==== Given entries

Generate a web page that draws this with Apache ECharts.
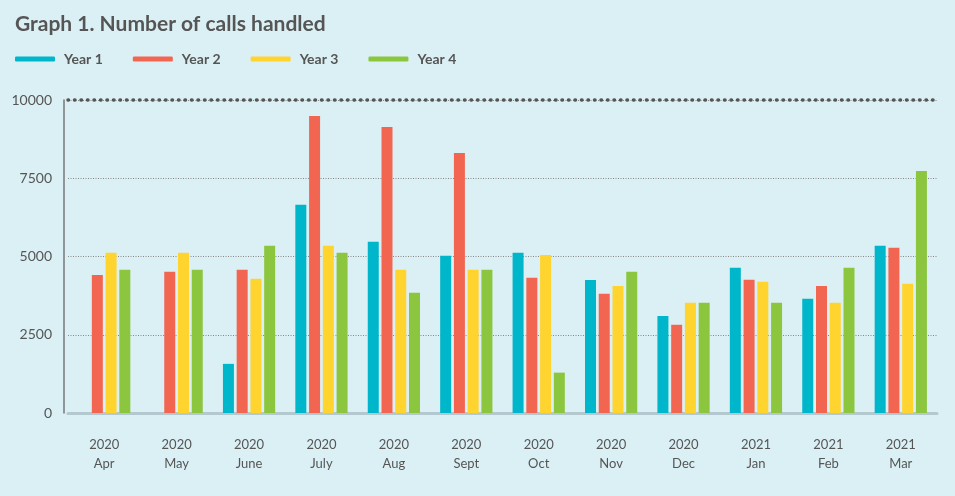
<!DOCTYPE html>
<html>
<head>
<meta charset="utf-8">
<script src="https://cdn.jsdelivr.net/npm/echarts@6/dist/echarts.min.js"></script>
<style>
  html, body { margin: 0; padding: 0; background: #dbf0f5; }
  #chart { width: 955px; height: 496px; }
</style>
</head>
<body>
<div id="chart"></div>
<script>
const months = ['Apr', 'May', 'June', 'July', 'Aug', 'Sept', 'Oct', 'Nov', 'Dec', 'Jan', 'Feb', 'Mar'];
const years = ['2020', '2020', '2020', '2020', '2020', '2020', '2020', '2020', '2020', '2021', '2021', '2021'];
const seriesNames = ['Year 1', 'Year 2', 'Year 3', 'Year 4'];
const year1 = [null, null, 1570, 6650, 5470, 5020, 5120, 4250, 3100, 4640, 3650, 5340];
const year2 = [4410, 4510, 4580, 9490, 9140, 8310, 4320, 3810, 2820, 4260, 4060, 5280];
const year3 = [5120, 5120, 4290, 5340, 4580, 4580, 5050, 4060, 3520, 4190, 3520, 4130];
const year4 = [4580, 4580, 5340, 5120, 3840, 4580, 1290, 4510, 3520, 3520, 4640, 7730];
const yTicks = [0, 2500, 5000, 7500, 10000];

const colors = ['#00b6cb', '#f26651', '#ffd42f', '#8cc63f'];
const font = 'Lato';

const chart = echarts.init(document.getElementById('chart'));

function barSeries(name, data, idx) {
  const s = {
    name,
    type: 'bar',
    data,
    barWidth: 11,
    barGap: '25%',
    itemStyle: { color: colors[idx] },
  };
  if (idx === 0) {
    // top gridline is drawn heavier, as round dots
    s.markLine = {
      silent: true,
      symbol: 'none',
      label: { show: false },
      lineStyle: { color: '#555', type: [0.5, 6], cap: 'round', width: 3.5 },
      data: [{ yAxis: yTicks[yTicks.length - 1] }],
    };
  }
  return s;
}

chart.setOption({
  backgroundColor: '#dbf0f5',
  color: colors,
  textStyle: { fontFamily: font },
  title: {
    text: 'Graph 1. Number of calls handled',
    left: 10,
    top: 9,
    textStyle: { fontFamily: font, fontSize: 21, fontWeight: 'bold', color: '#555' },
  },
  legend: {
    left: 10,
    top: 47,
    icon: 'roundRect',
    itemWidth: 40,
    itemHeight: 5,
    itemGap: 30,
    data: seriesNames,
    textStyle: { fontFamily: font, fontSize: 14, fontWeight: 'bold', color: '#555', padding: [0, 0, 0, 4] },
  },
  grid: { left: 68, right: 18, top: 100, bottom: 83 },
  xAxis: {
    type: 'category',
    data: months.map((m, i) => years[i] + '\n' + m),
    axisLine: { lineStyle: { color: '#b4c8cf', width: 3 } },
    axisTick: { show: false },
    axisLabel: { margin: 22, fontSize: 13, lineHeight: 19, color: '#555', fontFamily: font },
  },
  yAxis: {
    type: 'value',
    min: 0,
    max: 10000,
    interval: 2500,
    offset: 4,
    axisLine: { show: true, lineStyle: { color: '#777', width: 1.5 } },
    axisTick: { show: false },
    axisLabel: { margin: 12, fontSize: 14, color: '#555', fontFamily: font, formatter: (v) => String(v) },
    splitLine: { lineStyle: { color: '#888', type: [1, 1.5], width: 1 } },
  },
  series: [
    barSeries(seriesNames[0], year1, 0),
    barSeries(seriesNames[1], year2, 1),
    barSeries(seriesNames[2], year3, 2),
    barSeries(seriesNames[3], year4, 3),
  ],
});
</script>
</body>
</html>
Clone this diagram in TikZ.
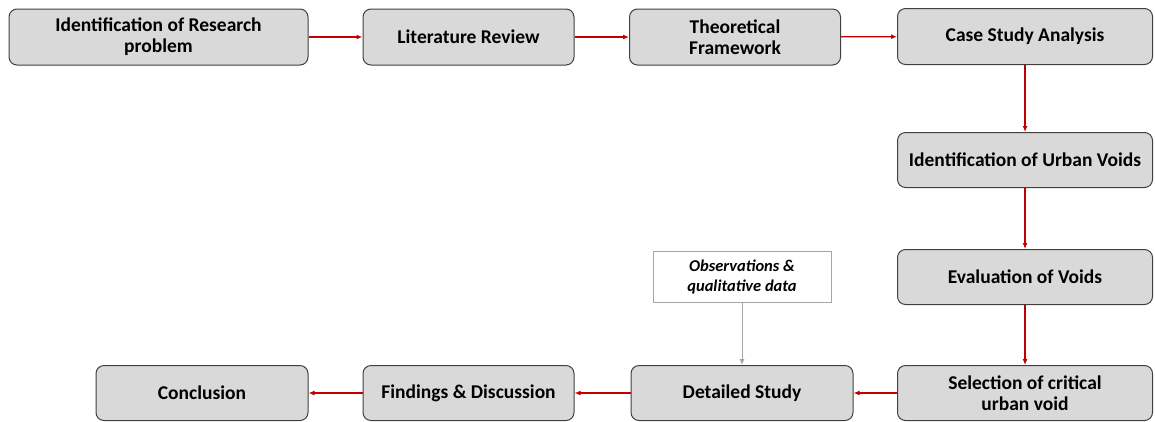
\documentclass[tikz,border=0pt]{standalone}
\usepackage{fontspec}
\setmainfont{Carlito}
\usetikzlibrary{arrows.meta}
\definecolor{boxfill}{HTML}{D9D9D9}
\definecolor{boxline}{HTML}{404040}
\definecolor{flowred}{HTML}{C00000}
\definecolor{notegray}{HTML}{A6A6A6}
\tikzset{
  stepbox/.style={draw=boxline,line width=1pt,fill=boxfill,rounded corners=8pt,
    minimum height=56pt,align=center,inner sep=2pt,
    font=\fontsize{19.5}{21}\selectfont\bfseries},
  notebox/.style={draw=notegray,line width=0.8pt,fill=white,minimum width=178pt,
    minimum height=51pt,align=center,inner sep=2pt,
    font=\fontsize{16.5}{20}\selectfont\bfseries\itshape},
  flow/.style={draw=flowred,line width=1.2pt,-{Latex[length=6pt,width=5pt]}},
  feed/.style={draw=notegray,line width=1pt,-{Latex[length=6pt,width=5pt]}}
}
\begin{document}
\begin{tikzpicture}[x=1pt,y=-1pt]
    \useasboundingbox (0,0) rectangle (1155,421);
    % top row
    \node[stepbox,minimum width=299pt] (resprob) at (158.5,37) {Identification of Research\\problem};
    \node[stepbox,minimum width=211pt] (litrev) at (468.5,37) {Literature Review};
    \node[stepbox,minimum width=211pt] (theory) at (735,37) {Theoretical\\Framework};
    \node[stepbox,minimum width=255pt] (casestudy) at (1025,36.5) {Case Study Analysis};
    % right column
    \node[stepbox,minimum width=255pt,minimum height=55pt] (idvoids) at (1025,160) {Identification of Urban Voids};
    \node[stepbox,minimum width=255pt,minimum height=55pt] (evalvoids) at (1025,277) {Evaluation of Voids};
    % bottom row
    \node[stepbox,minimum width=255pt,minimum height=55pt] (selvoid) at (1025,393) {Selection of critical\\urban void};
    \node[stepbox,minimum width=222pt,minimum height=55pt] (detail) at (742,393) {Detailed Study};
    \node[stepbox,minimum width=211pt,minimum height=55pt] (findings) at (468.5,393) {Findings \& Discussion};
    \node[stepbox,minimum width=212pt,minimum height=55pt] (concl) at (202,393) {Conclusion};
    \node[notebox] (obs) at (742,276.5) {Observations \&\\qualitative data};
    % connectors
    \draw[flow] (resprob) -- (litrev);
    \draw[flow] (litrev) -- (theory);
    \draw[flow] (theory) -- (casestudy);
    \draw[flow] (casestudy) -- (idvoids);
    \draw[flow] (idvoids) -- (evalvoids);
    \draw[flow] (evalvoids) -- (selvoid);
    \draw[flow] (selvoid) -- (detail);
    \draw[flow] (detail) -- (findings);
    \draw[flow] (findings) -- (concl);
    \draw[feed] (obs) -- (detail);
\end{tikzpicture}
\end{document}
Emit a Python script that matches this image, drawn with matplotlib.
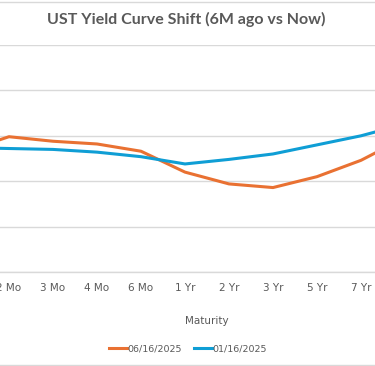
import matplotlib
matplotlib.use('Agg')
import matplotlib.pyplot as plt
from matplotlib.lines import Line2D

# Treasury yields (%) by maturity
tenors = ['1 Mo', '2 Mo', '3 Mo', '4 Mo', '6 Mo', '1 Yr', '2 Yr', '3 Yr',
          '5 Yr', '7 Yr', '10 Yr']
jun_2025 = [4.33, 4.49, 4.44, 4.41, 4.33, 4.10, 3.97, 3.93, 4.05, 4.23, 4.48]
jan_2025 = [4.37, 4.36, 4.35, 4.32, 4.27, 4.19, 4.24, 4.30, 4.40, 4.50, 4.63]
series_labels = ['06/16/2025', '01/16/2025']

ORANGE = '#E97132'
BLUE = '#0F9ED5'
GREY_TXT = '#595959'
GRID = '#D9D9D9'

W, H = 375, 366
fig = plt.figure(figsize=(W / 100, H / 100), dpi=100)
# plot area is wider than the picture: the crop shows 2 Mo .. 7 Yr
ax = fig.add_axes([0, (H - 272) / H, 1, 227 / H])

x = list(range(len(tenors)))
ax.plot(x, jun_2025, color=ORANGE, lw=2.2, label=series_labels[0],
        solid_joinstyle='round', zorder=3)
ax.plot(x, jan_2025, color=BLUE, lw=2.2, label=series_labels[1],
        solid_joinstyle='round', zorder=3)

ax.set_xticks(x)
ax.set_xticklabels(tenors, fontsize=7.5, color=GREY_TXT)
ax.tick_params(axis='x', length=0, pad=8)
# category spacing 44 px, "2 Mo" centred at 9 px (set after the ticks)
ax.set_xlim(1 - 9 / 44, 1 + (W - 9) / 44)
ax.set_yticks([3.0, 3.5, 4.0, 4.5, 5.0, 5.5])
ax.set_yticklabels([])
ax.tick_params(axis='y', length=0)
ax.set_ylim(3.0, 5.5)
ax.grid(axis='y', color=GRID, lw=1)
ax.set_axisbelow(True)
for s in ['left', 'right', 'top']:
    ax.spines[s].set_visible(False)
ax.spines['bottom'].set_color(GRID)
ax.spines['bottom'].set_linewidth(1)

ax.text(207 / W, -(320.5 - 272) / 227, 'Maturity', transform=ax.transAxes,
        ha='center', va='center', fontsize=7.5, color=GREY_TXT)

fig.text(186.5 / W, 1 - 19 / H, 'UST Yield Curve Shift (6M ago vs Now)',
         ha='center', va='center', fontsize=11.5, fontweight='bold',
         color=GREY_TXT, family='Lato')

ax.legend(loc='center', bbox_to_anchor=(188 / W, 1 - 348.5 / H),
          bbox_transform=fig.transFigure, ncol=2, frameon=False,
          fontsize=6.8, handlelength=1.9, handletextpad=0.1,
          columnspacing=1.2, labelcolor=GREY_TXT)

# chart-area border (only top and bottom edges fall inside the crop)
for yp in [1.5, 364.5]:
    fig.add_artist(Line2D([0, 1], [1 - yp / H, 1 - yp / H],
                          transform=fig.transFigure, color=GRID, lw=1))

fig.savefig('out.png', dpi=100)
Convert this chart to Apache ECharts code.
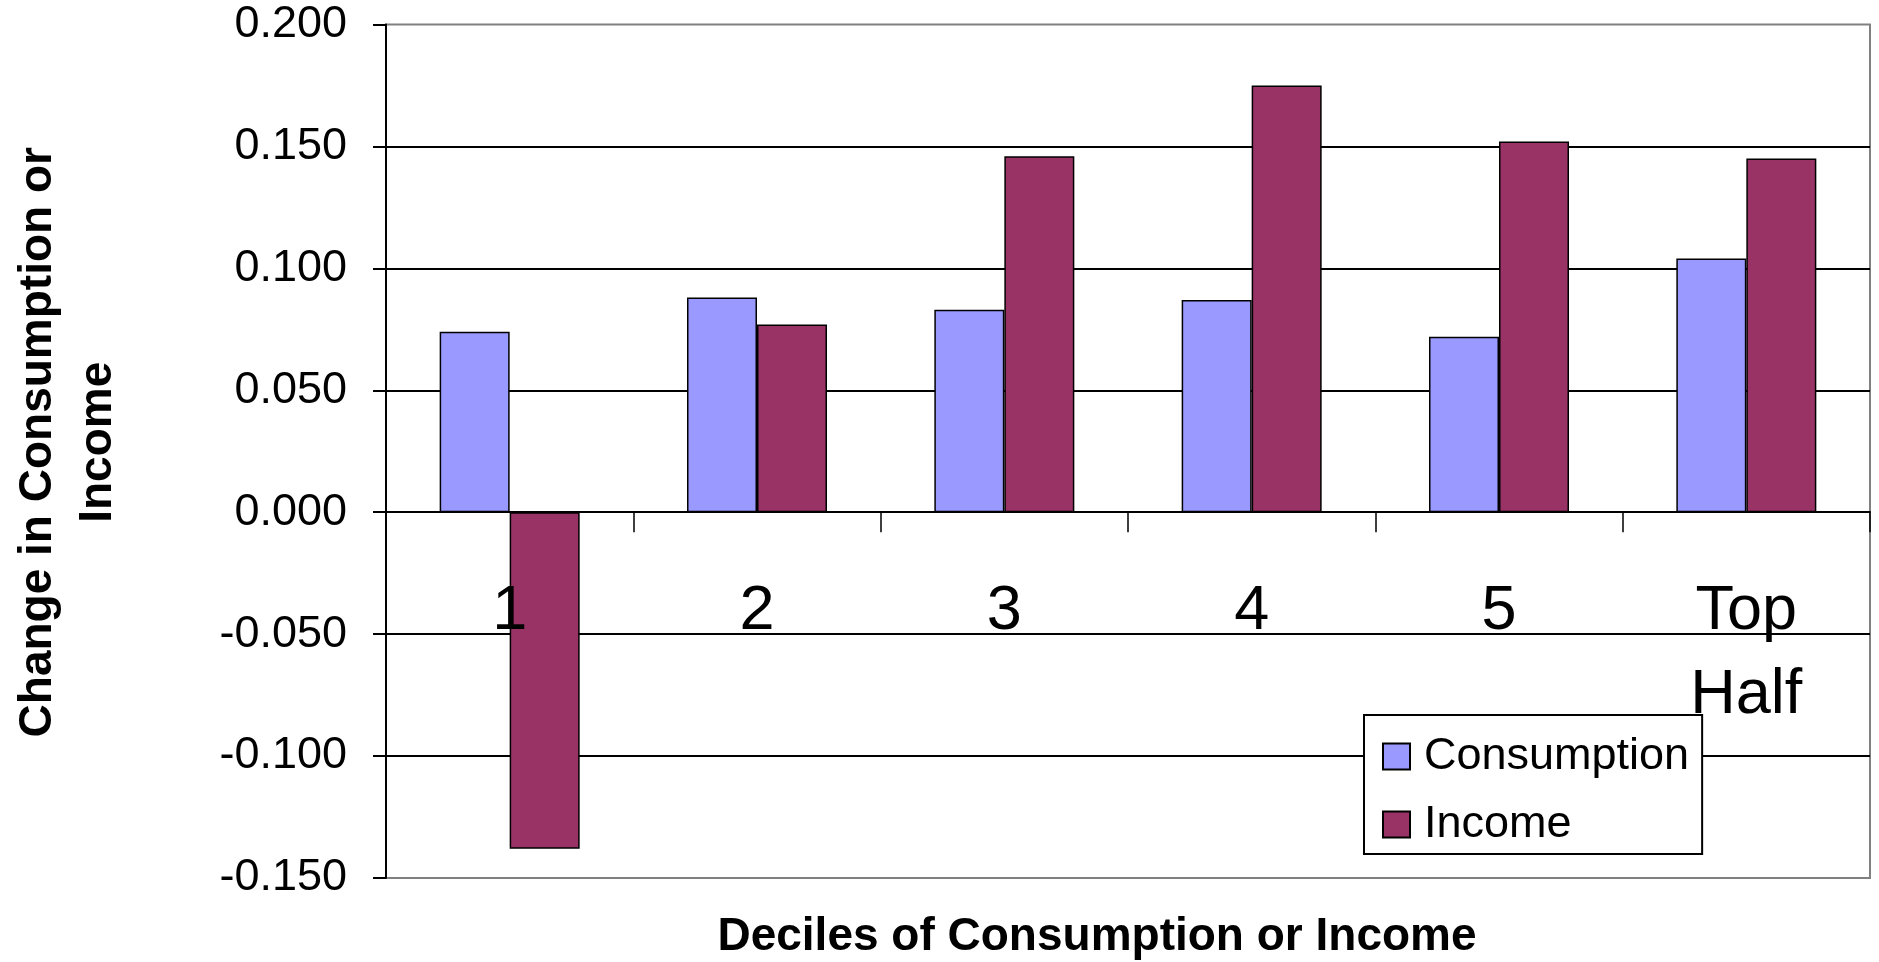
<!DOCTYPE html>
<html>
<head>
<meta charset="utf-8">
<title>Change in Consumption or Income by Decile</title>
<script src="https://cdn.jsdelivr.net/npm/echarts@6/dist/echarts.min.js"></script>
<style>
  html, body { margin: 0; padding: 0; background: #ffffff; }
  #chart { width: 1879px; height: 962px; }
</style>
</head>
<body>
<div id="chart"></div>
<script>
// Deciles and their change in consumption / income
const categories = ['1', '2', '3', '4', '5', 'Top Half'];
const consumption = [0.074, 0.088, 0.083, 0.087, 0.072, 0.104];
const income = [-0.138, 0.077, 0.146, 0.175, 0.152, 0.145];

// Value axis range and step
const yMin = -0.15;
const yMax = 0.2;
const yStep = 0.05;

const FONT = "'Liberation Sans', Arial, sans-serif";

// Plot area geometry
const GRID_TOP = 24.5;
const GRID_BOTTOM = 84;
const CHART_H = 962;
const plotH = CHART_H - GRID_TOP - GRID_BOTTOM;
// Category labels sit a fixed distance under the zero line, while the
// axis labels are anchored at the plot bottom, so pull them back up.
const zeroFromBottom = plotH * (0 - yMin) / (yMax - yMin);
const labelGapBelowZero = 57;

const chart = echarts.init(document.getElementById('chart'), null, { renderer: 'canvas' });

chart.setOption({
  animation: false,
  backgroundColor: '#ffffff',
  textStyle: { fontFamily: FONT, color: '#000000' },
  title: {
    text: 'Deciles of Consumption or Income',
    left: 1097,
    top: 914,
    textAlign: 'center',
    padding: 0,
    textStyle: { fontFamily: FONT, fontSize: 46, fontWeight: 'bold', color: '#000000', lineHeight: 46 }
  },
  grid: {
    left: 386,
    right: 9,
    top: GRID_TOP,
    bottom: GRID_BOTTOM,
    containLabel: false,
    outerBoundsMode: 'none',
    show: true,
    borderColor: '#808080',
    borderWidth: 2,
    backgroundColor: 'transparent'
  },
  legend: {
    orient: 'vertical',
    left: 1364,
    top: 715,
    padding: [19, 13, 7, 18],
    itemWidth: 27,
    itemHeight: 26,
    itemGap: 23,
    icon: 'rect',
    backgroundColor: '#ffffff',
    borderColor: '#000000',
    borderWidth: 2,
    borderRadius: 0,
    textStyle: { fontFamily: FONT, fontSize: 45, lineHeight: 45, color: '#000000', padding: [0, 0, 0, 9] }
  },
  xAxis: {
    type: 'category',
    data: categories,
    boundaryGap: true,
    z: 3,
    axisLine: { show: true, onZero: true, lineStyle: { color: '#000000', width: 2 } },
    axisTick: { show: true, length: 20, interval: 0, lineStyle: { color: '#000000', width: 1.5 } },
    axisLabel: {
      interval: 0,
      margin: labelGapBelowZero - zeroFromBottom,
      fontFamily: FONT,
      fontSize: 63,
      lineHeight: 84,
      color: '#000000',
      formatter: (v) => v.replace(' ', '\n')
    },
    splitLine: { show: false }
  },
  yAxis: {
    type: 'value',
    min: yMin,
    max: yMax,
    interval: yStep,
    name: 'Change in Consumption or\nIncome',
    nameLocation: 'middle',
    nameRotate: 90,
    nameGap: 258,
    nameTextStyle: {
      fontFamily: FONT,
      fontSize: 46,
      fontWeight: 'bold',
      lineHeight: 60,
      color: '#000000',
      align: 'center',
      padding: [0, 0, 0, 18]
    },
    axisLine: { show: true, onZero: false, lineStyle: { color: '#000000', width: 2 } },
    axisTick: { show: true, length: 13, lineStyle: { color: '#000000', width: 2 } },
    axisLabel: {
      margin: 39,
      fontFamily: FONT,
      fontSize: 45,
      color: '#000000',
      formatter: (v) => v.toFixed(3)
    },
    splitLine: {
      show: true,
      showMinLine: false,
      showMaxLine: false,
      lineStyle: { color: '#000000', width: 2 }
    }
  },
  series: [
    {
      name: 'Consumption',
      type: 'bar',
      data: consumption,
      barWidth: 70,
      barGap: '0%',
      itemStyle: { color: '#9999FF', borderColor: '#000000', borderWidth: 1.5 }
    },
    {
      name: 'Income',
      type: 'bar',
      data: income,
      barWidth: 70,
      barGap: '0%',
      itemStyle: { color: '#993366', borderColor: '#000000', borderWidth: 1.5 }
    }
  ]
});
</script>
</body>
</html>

========

- **Do this**: Lines from the one with "Emit a Python" through the one with "from matplotlib.lines import Line2D" are the only ones to quote. Quote them exactly and leave out pictures.

- **Exercise response**:
Emit a Python script that matches this image, drawn with matplotlib.
import matplotlib
matplotlib.use('Agg')
import matplotlib.pyplot as plt
from matplotlib.lines import Line2D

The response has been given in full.